» **YOUR OBJECTIVE**: Retype nothing except the lines below from the one with "Convert this chart" through the one with "points_y = [115, 115, 190, 262, 354]", exactly, with images left out.

Plotting code records

## Start

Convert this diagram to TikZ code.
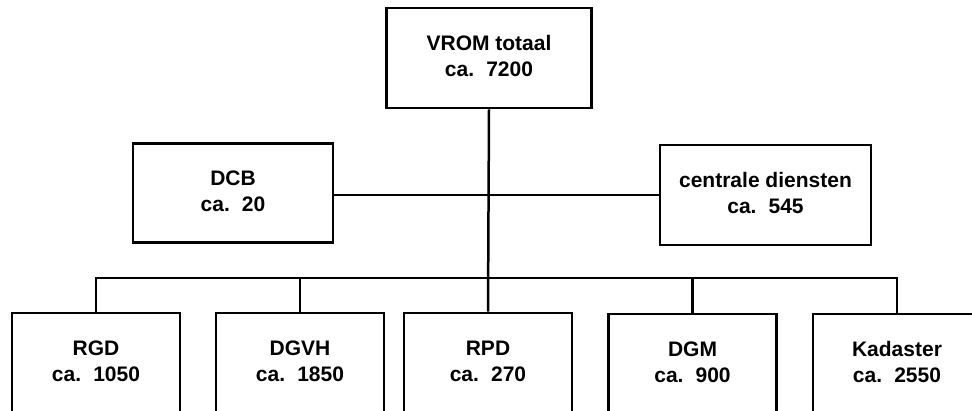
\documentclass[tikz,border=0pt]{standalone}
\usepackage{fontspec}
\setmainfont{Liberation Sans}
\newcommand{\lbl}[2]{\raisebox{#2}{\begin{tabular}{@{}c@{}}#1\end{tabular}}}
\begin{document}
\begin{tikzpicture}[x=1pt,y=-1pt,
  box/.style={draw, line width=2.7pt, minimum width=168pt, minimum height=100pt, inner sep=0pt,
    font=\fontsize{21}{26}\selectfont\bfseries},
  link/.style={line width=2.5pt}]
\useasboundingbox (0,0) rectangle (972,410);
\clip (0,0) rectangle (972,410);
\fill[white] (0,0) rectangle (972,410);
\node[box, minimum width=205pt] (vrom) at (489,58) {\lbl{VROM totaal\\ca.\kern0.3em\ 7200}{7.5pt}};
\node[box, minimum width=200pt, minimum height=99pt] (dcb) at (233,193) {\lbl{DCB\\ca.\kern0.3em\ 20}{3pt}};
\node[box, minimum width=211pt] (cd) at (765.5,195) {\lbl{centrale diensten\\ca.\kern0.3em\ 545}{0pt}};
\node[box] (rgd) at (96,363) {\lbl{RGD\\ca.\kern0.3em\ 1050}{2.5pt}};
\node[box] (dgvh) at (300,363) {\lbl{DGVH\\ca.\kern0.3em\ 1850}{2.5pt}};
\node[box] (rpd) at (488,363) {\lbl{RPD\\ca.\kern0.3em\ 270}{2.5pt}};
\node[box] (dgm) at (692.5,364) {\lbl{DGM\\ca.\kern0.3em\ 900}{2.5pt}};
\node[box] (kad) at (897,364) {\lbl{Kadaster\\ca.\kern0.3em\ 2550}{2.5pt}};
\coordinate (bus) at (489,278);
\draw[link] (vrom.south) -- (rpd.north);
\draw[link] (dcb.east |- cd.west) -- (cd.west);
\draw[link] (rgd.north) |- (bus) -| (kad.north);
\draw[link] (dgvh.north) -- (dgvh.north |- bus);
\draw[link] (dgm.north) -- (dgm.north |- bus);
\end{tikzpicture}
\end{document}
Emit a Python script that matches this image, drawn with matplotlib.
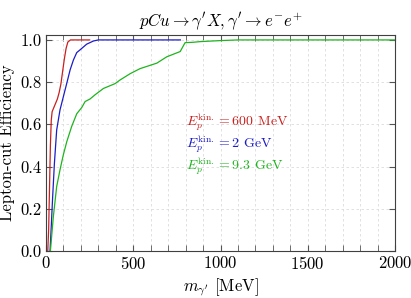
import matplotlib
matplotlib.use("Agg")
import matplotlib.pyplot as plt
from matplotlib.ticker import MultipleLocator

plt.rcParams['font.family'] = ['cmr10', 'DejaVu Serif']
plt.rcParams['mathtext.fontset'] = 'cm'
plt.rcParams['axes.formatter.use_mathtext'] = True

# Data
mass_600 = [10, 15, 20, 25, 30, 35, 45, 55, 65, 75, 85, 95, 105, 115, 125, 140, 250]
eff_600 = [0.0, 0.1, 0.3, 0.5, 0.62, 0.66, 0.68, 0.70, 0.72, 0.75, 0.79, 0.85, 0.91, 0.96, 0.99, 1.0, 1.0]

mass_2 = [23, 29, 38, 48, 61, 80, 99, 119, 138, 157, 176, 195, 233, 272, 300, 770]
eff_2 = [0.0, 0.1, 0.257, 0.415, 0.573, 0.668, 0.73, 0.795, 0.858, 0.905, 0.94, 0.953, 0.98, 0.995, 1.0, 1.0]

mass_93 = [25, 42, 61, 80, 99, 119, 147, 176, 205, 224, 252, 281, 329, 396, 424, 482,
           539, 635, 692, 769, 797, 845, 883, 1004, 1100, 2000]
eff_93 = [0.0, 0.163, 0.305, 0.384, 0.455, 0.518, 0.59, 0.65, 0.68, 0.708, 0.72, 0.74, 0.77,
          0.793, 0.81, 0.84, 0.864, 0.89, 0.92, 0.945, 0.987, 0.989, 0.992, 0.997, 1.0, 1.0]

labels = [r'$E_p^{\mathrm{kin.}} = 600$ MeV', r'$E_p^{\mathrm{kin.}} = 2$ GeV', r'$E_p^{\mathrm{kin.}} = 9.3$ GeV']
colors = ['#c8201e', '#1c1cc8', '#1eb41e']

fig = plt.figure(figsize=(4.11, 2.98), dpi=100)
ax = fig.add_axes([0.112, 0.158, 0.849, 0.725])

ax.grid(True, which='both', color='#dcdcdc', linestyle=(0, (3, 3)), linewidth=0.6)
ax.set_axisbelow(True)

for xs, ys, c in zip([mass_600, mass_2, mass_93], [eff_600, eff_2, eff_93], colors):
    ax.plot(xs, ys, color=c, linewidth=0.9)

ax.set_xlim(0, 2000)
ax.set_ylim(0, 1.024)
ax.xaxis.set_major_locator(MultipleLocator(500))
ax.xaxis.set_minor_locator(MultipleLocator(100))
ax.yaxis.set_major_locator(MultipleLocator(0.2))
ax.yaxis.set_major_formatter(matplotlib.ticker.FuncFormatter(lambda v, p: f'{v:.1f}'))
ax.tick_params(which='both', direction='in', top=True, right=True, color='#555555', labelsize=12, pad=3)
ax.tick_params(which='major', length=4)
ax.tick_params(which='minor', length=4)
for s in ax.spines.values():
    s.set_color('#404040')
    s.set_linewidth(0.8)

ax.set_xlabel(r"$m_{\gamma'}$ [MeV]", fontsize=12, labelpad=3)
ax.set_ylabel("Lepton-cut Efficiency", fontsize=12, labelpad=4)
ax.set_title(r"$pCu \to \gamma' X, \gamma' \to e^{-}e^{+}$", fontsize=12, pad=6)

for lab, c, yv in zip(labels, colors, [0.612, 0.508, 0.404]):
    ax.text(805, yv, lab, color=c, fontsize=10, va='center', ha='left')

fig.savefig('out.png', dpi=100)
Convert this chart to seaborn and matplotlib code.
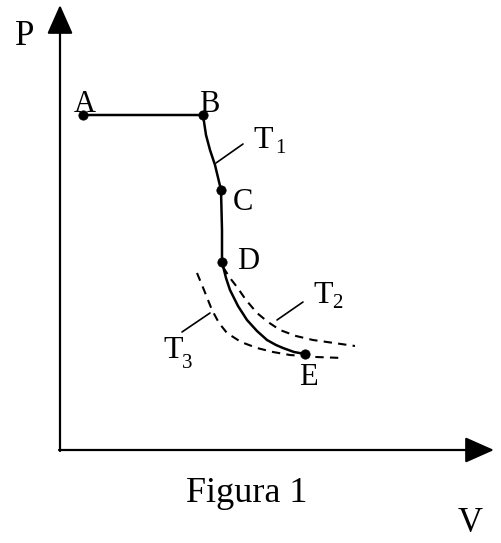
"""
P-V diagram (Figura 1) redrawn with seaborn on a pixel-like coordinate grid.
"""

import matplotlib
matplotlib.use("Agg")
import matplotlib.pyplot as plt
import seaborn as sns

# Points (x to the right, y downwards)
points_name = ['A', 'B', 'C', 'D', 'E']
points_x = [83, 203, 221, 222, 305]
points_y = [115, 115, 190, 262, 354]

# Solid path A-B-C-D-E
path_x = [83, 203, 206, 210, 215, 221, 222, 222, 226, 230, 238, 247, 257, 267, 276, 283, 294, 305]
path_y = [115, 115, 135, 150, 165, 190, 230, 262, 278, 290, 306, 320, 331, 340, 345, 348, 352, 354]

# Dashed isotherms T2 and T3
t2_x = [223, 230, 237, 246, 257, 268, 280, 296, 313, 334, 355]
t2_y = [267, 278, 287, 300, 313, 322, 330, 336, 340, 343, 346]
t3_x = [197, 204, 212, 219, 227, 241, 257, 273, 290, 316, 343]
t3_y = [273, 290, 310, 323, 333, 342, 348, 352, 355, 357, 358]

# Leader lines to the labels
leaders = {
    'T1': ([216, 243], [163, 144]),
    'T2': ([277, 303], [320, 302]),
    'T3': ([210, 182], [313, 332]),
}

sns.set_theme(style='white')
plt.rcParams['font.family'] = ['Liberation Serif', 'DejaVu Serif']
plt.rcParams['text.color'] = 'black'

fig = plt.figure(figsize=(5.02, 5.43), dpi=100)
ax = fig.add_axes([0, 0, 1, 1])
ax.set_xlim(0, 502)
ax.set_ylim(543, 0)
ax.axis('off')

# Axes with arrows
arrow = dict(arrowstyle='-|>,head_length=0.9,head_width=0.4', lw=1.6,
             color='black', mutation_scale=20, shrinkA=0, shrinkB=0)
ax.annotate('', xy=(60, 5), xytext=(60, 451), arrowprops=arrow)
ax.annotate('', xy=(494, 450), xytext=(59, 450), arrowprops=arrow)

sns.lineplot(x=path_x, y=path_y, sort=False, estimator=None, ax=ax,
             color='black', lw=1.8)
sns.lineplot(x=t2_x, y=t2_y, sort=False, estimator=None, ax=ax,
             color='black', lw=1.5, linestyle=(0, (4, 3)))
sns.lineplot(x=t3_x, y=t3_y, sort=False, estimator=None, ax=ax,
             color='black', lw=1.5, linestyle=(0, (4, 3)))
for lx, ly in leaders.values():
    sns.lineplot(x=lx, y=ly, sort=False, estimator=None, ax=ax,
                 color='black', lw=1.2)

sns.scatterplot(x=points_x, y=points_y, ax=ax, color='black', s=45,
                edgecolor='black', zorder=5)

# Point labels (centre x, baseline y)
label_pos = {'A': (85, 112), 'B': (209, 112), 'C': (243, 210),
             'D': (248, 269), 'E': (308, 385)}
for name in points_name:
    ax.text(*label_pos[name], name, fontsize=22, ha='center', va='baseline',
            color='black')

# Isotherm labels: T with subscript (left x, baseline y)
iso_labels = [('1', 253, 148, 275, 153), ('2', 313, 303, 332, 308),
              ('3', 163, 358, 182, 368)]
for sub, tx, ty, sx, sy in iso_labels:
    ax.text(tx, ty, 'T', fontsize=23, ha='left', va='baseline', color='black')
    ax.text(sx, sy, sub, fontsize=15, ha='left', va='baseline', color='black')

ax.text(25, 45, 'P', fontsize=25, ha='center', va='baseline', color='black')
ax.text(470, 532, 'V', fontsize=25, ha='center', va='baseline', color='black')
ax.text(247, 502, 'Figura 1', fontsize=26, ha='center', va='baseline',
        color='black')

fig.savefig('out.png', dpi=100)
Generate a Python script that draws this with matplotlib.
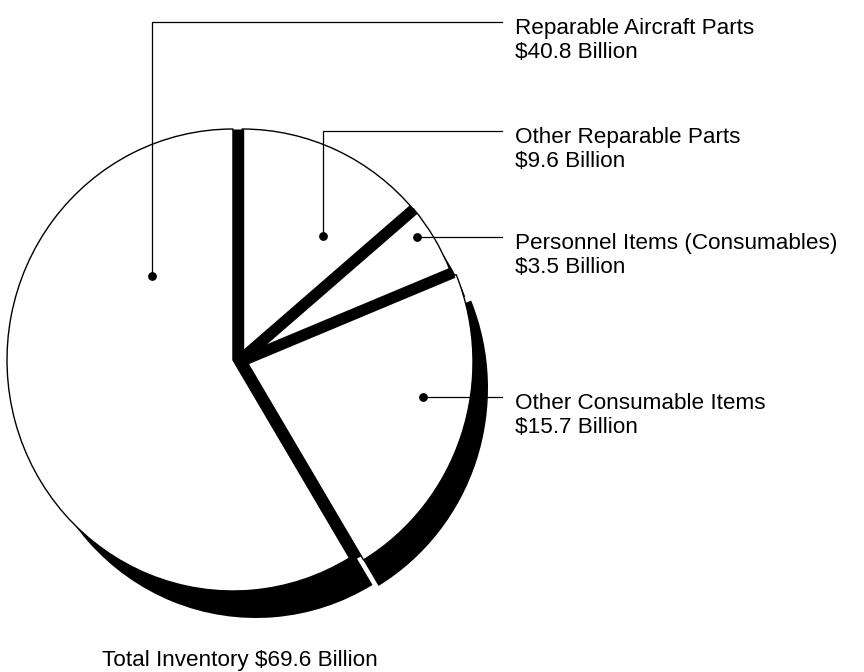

## End

» **COMPLETED TASK**:
Convert this chart to seaborn and matplotlib code.
"""
P-V diagram (Figura 1) redrawn with seaborn on a pixel-like coordinate grid.
"""

import matplotlib
matplotlib.use("Agg")
import matplotlib.pyplot as plt
import seaborn as sns

# Points (x to the right, y downwards)
points_name = ['A', 'B', 'C', 'D', 'E']
points_x = [83, 203, 221, 222, 305]
points_y = [115, 115, 190, 262, 354]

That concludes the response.